- _What this task involves_:
Set the lines down again exactly, first line through the line that contains "var names = ['85%", with no pictures.
##### Information provided #####
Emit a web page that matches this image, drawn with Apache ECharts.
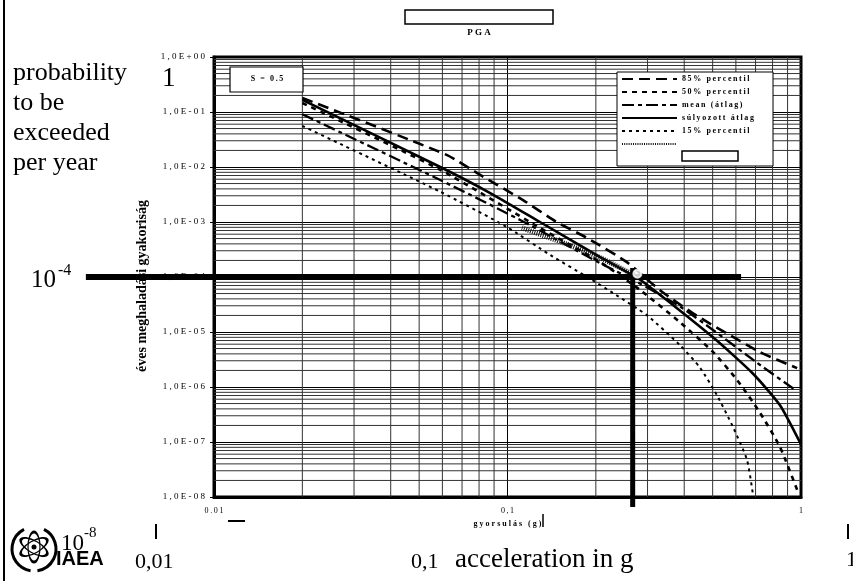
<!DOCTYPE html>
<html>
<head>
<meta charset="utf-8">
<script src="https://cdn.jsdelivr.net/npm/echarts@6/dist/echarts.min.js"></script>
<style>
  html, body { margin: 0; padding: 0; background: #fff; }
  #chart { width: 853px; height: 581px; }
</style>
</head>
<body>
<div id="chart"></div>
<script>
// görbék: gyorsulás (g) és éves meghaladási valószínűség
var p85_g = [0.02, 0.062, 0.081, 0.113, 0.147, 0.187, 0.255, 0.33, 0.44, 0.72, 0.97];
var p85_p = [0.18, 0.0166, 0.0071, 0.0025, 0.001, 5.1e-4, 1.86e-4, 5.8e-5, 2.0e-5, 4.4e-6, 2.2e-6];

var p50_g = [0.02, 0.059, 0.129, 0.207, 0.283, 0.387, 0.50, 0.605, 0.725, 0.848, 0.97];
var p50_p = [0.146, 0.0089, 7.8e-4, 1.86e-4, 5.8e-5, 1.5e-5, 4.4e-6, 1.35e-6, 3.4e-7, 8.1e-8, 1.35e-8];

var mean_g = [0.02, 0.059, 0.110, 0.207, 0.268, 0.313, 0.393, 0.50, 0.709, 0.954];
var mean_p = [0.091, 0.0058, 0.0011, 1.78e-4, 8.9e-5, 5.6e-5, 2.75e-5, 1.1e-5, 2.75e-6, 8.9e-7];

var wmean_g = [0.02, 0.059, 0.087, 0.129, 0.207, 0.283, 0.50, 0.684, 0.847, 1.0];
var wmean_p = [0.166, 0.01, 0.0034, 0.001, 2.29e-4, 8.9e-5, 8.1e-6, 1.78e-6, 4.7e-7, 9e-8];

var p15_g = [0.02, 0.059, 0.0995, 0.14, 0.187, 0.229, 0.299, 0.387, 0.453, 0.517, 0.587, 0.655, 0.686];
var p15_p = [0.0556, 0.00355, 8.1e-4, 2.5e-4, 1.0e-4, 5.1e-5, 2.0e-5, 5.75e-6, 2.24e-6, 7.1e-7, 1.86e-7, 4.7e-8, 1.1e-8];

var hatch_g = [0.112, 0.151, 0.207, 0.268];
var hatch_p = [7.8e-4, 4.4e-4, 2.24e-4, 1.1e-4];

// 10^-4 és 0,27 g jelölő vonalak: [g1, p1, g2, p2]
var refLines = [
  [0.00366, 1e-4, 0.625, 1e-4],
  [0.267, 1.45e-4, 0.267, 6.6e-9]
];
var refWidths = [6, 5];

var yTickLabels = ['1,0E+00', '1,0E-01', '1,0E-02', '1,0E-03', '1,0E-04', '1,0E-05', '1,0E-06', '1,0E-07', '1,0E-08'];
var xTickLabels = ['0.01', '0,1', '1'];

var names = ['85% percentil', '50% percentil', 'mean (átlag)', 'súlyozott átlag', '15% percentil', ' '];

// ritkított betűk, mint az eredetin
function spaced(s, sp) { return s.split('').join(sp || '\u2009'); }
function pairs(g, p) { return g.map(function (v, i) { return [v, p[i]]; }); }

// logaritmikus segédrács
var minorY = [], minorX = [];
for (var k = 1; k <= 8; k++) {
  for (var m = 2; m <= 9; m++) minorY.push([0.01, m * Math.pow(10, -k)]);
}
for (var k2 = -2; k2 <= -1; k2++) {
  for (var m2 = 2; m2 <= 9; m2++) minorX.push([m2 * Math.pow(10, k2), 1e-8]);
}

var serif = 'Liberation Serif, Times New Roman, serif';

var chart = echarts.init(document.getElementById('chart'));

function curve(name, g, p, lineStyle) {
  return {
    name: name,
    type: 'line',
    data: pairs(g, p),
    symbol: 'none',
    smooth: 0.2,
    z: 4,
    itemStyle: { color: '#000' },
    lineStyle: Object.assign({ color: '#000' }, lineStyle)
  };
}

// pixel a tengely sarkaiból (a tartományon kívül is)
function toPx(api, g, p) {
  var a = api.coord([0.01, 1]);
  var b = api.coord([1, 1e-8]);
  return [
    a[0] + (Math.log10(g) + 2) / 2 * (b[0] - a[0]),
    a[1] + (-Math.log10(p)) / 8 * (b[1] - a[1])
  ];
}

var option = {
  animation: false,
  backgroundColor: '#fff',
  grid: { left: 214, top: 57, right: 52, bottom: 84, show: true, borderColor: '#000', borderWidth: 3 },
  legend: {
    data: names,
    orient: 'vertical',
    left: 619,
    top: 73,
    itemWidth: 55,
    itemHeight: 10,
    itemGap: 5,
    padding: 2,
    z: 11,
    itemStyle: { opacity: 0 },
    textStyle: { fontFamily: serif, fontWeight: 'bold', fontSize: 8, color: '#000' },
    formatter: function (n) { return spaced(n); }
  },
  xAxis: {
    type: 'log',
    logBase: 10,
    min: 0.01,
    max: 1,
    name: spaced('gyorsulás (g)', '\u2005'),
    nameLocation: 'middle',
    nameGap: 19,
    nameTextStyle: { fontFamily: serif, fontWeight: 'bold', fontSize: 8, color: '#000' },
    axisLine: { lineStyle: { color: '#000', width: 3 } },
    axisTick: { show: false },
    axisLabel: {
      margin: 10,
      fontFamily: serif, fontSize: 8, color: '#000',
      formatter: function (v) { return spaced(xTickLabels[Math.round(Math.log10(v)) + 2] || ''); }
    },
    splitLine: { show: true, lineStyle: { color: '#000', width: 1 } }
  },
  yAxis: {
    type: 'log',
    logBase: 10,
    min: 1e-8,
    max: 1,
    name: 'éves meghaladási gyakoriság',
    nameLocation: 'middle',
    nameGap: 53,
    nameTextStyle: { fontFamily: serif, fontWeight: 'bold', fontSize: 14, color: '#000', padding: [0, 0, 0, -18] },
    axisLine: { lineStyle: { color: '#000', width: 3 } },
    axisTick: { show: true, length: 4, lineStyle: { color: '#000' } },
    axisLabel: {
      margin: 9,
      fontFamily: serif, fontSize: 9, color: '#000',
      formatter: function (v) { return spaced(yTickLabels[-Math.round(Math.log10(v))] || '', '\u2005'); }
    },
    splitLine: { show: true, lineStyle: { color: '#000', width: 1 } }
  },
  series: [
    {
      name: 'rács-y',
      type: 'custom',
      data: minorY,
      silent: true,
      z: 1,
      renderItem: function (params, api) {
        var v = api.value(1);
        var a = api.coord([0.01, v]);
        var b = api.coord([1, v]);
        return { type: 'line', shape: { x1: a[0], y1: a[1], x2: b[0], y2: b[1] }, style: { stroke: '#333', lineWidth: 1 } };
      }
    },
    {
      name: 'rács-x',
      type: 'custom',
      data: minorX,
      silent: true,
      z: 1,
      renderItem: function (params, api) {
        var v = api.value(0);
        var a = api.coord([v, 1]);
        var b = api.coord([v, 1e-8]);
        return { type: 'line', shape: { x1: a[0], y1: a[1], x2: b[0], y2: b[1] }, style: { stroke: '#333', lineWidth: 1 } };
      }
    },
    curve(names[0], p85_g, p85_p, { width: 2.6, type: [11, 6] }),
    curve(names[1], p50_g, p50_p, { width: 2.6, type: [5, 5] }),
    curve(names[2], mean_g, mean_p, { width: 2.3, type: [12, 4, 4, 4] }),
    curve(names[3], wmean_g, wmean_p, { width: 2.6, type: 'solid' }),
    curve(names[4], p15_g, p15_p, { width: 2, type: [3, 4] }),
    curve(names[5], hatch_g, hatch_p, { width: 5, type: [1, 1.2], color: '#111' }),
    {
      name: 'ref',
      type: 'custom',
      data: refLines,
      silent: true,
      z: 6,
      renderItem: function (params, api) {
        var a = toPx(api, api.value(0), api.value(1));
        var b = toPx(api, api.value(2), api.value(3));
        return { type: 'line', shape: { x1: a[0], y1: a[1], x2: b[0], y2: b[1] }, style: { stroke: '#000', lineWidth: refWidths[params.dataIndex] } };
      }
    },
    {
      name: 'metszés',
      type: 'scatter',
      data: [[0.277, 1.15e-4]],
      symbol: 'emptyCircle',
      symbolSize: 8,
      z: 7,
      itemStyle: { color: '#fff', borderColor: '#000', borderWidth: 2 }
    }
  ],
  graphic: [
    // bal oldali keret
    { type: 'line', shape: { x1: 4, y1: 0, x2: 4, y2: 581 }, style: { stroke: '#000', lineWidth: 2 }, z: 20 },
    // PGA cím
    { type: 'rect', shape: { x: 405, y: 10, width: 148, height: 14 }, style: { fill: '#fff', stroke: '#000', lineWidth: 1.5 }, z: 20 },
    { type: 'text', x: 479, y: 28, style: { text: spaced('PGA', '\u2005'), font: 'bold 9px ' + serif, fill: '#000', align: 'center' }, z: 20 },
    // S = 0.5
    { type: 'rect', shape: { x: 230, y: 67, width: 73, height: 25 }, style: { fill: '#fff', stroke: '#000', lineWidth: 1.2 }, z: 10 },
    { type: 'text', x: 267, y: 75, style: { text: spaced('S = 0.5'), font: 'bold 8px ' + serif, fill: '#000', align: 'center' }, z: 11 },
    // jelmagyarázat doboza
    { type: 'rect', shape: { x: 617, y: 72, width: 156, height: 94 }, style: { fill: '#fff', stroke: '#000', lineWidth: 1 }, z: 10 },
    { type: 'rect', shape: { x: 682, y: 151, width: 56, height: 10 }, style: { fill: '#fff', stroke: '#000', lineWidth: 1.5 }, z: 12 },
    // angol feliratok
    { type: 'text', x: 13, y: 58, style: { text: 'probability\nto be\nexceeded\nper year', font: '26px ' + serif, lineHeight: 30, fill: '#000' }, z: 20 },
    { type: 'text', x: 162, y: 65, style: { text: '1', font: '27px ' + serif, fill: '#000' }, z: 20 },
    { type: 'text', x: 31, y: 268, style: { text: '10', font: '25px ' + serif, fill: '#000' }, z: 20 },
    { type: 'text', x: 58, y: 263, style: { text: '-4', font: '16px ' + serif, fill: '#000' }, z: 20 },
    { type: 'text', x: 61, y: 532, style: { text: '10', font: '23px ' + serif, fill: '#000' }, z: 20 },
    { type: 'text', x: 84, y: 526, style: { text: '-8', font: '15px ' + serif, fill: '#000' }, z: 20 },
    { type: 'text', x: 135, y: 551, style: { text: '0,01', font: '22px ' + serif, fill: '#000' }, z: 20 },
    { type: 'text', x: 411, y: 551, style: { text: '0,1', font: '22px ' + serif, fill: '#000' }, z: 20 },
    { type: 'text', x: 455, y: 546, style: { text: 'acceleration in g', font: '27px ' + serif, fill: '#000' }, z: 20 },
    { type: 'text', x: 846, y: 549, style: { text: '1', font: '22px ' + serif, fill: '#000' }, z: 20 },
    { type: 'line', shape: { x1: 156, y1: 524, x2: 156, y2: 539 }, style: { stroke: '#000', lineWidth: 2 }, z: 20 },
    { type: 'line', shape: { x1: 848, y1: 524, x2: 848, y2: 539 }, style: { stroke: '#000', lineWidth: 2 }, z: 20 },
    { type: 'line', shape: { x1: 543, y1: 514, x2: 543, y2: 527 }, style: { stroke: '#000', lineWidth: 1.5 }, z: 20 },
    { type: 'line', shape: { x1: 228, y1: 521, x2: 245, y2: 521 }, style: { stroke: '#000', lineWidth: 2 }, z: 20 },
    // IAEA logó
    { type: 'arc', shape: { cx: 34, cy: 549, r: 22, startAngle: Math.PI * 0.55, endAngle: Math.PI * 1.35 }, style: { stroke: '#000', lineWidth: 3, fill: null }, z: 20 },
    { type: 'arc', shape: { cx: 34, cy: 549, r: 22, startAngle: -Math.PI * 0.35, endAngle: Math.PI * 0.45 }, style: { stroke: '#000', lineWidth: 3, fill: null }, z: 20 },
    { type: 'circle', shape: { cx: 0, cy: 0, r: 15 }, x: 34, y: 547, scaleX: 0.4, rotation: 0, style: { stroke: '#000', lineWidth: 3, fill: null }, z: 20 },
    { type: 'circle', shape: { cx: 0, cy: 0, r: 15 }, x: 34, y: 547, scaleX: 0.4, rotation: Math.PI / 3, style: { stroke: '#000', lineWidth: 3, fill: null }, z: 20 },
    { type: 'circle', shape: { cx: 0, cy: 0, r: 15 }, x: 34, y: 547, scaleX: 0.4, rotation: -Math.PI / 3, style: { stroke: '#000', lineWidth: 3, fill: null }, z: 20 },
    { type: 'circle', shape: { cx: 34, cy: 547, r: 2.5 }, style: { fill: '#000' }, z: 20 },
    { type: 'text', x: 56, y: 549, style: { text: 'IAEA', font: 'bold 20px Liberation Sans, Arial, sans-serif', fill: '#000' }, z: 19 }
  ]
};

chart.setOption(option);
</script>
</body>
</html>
#####
- _Expected output_:
Emit a web page that matches this image, drawn with Apache ECharts.
<!DOCTYPE html>
<html>
<head>
<meta charset="utf-8">
<script src="https://cdn.jsdelivr.net/npm/echarts@6/dist/echarts.min.js"></script>
<style>
  html, body { margin: 0; padding: 0; background: #fff; }
  #chart { width: 853px; height: 581px; }
</style>
</head>
<body>
<div id="chart"></div>
<script>
// görbék: gyorsulás (g) és éves meghaladási valószínűség
var p85_g = [0.02, 0.062, 0.081, 0.113, 0.147, 0.187, 0.255, 0.33, 0.44, 0.72, 0.97];
var p85_p = [0.18, 0.0166, 0.0071, 0.0025, 0.001, 5.1e-4, 1.86e-4, 5.8e-5, 2.0e-5, 4.4e-6, 2.2e-6];

var p50_g = [0.02, 0.059, 0.129, 0.207, 0.283, 0.387, 0.50, 0.605, 0.725, 0.848, 0.97];
var p50_p = [0.146, 0.0089, 7.8e-4, 1.86e-4, 5.8e-5, 1.5e-5, 4.4e-6, 1.35e-6, 3.4e-7, 8.1e-8, 1.35e-8];

var mean_g = [0.02, 0.059, 0.110, 0.207, 0.268, 0.313, 0.393, 0.50, 0.709, 0.954];
var mean_p = [0.091, 0.0058, 0.0011, 1.78e-4, 8.9e-5, 5.6e-5, 2.75e-5, 1.1e-5, 2.75e-6, 8.9e-7];

var wmean_g = [0.02, 0.059, 0.087, 0.129, 0.207, 0.283, 0.50, 0.684, 0.847, 1.0];
var wmean_p = [0.166, 0.01, 0.0034, 0.001, 2.29e-4, 8.9e-5, 8.1e-6, 1.78e-6, 4.7e-7, 9e-8];

var p15_g = [0.02, 0.059, 0.0995, 0.14, 0.187, 0.229, 0.299, 0.387, 0.453, 0.517, 0.587, 0.655, 0.686];
var p15_p = [0.0556, 0.00355, 8.1e-4, 2.5e-4, 1.0e-4, 5.1e-5, 2.0e-5, 5.75e-6, 2.24e-6, 7.1e-7, 1.86e-7, 4.7e-8, 1.1e-8];

var hatch_g = [0.112, 0.151, 0.207, 0.268];
var hatch_p = [7.8e-4, 4.4e-4, 2.24e-4, 1.1e-4];

// 10^-4 és 0,27 g jelölő vonalak: [g1, p1, g2, p2]
var refLines = [
  [0.00366, 1e-4, 0.625, 1e-4],
  [0.267, 1.45e-4, 0.267, 6.6e-9]
];
var refWidths = [6, 5];

var yTickLabels = ['1,0E+00', '1,0E-01', '1,0E-02', '1,0E-03', '1,0E-04', '1,0E-05', '1,0E-06', '1,0E-07', '1,0E-08'];
var xTickLabels = ['0.01', '0,1', '1'];

var names = ['85% percentil', '50% percentil', 'mean (átlag)', 'súlyozott átlag', '15% percentil', ' '];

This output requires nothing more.